Makes four dozen cookies

Ingredients

2 3/4 c (14.5 oz) all-purpose flour
1 t baking soda
1 t salt
1/2 c (4 oz) unsalted butter at room temperature
1/2 c (4 oz) Crisco (plain or butter flavored, I prefer plain)
1 c (6.5 oz) light brown sugar
1 c minus 2 T (6.5 oz) white sugar
2 large eggs
1 1/2 t vanilla
1 1/2 c (10 oz) semi-sweet chocolate chips (Hershey’s brand is best)


1.
In a small bowl mix the flour, salt, and baking soda until the ingredients are evenly distributed.  Set aside.
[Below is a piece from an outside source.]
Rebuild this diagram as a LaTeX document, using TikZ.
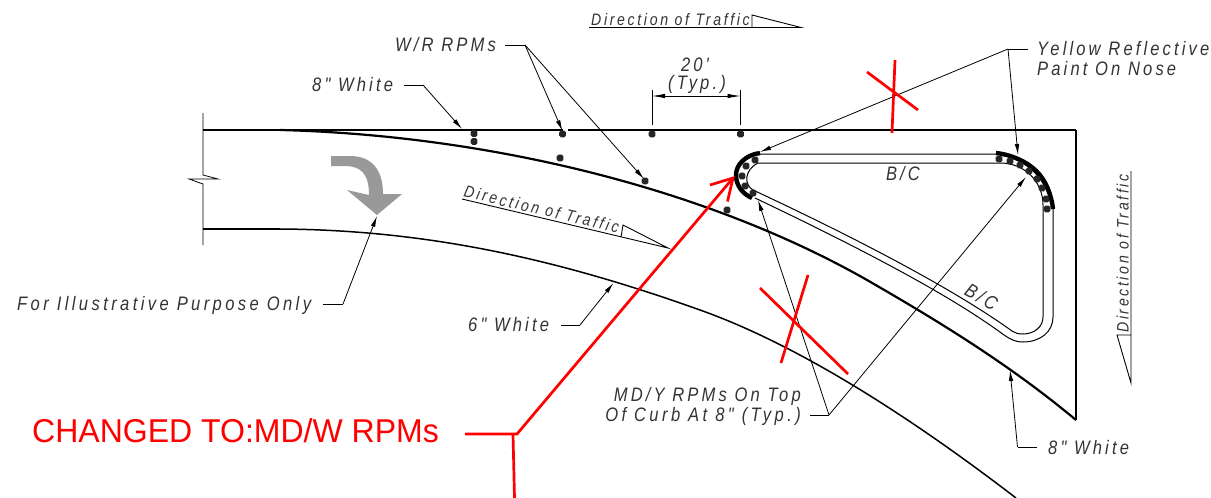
\documentclass[tikz,border=0pt]{standalone}
\usepackage{fontspec}
\setmainfont{Liberation Sans}
\newfontfamily\cadfont[LetterSpace=16,FakeStretch=0.85,ItalicFont={* Italic}]{Liberation Sans}
\newfontfamily\cadwide[LetterSpace=17.4,FakeStretch=0.85,ItalicFont={* Italic}]{Liberation Sans}
\newfontfamily\redfont[FakeStretch=0.97]{Liberation Sans}
\usetikzlibrary{arrows.meta}
\tikzset{
 lbl/.style={font=\cadfont\itshape\fontsize{19.5}{20}\selectfont,inner sep=0pt,text=black!80},
 widelbl/.style={lbl,font=\cadwide\itshape\fontsize{19.5}{20}\selectfont},
 smalllbl/.style={lbl,font=\cadfont\itshape\fontsize{16.6}{18}\selectfont},
 lead/.style={draw=black,line width=0.8pt},
 leadarrow/.style={lead,-{Latex[length=11pt,width=4.5pt]}},
 road/.style={draw=black,line width=2.2pt},
 curb/.style={draw=black,line width=1pt},
 noseband/.style={draw=black,line width=4.4pt},
 rpm/.style={rectangle,rounded corners=1.8pt,fill=black!85,inner sep=0pt,minimum size=6.8pt},
 redmark/.style={draw=red,line width=2.7pt},
 flag/.style={draw=black,line width=0.9pt}
}
\begin{document}
\begin{tikzpicture}[x=1pt,y=-1pt]
\useasboundingbox (0,0) rectangle (1211,498);
% road edges
\draw[road] (203,130) -- (563,130);
\draw[road] (568,130) -- (1076,130);
\draw[draw=black,line width=1.6pt] (1076,130) -- (1076,420);
\draw[road] (280,130) .. controls (480,135) and (700,185) .. (867,280) .. controls (940,322) and (1010,365) .. (1076,420);
\draw[road] (203,229) -- (280,229);
\draw[draw=black,line width=1.5pt] (280,229) .. controls (430,230) and (560,260) .. (700,310) .. controls (810,349) and (930,432) .. (1016,498);
% break line
\draw[lead] (203,113) -- (203,175) -- (218,179) -- (189,179) -- (203,184) -- (203,245);
% turn arrow
\fill[black!40] (331,156) -- (350,156) .. controls (372,156) and (383,170) .. (383,194) -- (402,194) -- (377,215) -- (347,190) -- (369,195) .. controls (369,175) and (362,166) .. (345,166) -- (331,166) -- cycle;
% island
\draw[curb] (760,154) -- (997,154) .. controls (1030,154) and (1053,178) .. (1053,208) -- (1053,317) .. controls (1053,332) and (1040,342) .. (1023,342) .. controls (1015,342) and (1010,339) .. (1004,335) .. controls (950,295) and (860,248) .. (755,198);
\draw[curb] (758,163) -- (1000,163) .. controls (1025,163) and (1043,182) .. (1043,205) -- (1043,317) .. controls (1043,327) and (1034,334) .. (1023,334) .. controls (1018,334) and (1015,333) .. (1012,331) .. controls (955,290) and (860,240) .. (753,190) .. controls (744,185) and (744,170) .. (758,163);
\draw[noseband] (760,153) .. controls (745,155) and (736,165) .. (736,175) .. controls (736,186) and (743,194) .. (752,198);
\draw[noseband] (996,153) .. controls (1030,157) and (1050,180) .. (1053,209);
% RPMs
\foreach \n/\a/\b in {a/474/133.5,b/474/141.5,c/562.5/134,d/652/134,e/740.5/134,f/560/158,g/645/181,h/727/210,
 i/755/160,j/746/166,k/742/176,l/745/186,m/753/193,
 o/999/159,p/1010/161,q/1020/165,r/1029/171,s/1037/179,t/1042/188,u/1046/199,v/1047/209}
 \node[rpm] (rpm\n) at (\a,\b) {};
% directions
\draw[flag] (589,27.5) -- (752,27.5) -- (752,15) -- (801,27.5) -- (752,27.5);
\node[smalllbl,anchor=base west] (dt1) at (591,25.5) {Direction of Traffic};
\draw[flag] (462,199) -- (668,248) -- (623,225) -- (621,237);
\node[smalllbl,anchor=base west,rotate=-13.4] (dt2) at (463,196.5) {Direction of Traffic};
\draw[flag] (1131,171) -- (1131,383) -- (1117,335) -- (1131,335);
\node[smalllbl,anchor=base west,rotate=90] (dt3) at (1128.5,333) {Direction of Traffic};
% dimension
\coordinate (d1a) at (652,90); \coordinate (d1b) at (652,125);
\coordinate (d2a) at (740.5,90); \coordinate (d2b) at (740.5,125);
\draw[lead] (d1a) -- (d1b); \draw[lead] (d2a) -- (d2b);
\draw[lead,{Latex[length=13pt,width=4.5pt]}-{Latex[length=13pt,width=4.5pt]}] (652,96) -- (740.5,96);
\node[lbl,anchor=base] (dim1) at (695,71) {20'};
\node[lbl,anchor=base] (dim2) at (697,89) {(Typ.)};
% labels and leaders
\node[lbl,anchor=base west] (wr) at (395,51) {W/R RPMs};
\coordinate (wrk) at (525,45);
\draw[lead] (505,45) -- (wrk);
\draw[leadarrow] (wrk) -- (562.5,131);
\draw[leadarrow] (wrk) -- (644,179);
\node[lbl,anchor=base west] (w8) at (312,91) {8" White};
\draw[lead] (404,85) -- (423,85);
\draw[leadarrow] (423,85) -- (462,129);
\node[lbl,anchor=base west] (yr1) at (1037,55) {Yellow Reflective};
\node[lbl,anchor=base west] (yr2) at (1037,75) {Paint On Nose};
\coordinate (yrk) at (1008,49);
\draw[lead] (1028,49) -- (yrk);
\draw[leadarrow] (yrk) -- (760,152);
\draw[leadarrow] (yrk) -- (1018,155);
\node[widelbl,anchor=base west] (fi) at (17,310) {For Illustrative Purpose Only};
\draw[lead] (323,304) -- (343,304);
\draw[leadarrow] (343,304) -- (377,216);
\node[lbl,anchor=base west] (w6) at (468,331.5) {6" White};
\draw[lead] (561,325) -- (580,325);
\draw[leadarrow] (580,325) -- (613.5,283);
\node[lbl,anchor=base east] (md1) at (801,401) {MD/Y RPMs On Top};
\node[widelbl,anchor=base east] (md2) at (801,421) {Of Curb At 8" (Typ.)};
\coordinate (mdk) at (829,415);
\draw[lead] (810,415) -- (mdk);
\draw[leadarrow] (mdk) -- (758,200);
\draw[leadarrow] (mdk) -- (1026,177);
\node[lbl,anchor=base west] (w8b) at (1048,454) {8" White};
\draw[lead] (1037,447) -- (1017.5,447);
\draw[leadarrow] (1017.5,447) -- (1010,370);
\node[lbl,inner sep=0pt] (bc1) at (903,174) {B/C};
\node[lbl,rotate=-29] (bc2) at (981.5,296.5) {B/C};
% red marks
\draw[redmark] (895,60) -- (892,133);
\draw[redmark] (867,72) -- (918,110);
\draw[redmark] (760,288) -- (848,374);
\draw[redmark] (808,275) -- (781,363);
\node[inner sep=0pt,anchor=base west,text=red,font=\redfont\fontsize{33}{36}\selectfont] (chg) at (32,442) {CHANGED TO:MD/W RPMs};
\coordinate (rk) at (517,434);
\draw[redmark] (465,434) -- (rk) -- (733,178);
\draw[redmark] (710,185) -- (733,178) -- (727.5,201.5);
\draw[redmark] (513,434) -- (514.5,498);
\end{tikzpicture}
\end{document}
2. Using a wire whisk attachment of a stand mixer,  cream the butter and shortening on high until light and fluffy 1-3 minutes.

3. Add both sugars and beat on high 1-2 minutes. Add eggs and vanilla. Beat until fully incorporated.

4. Switch to a paddle attachment.  Add the chocolate chips and mix gently.

5. Add the flour mixture and mix until just incorporated.

6. Touch test the dough.  It should feel slightly sticky, but not much should stick to your finger.  If it is very sticky add flour 2T (.5 oz) at a time.

7. Using your hands, roll the dough into balls 1.5 inches tall (for bigger cookies see instructions above).  Place on an ungreased cookie sheet 3 inches apart.

8. Cover and refrigerate 30 minutes or until firm.  You can hold the dough up to two days in the refrigerator or up to six months in the freezer.

9. 15-20 minutes before baking, position the oven rack to the second highest setting. Preheat the oven to 375.

10. Remove the dough from the refrigerator and bake 8-10 minutes.  They are ready to come out of the oven when they are domed and puffy, show a few signs of browning and look a bit underdone.

11. Leave the cookies on the cookie sheet for 2 minutes.  Remove them to a cooling rack so they will cool evenly.  Wait ten minutes, then serve your Perfect Chocolate Chip Cookie!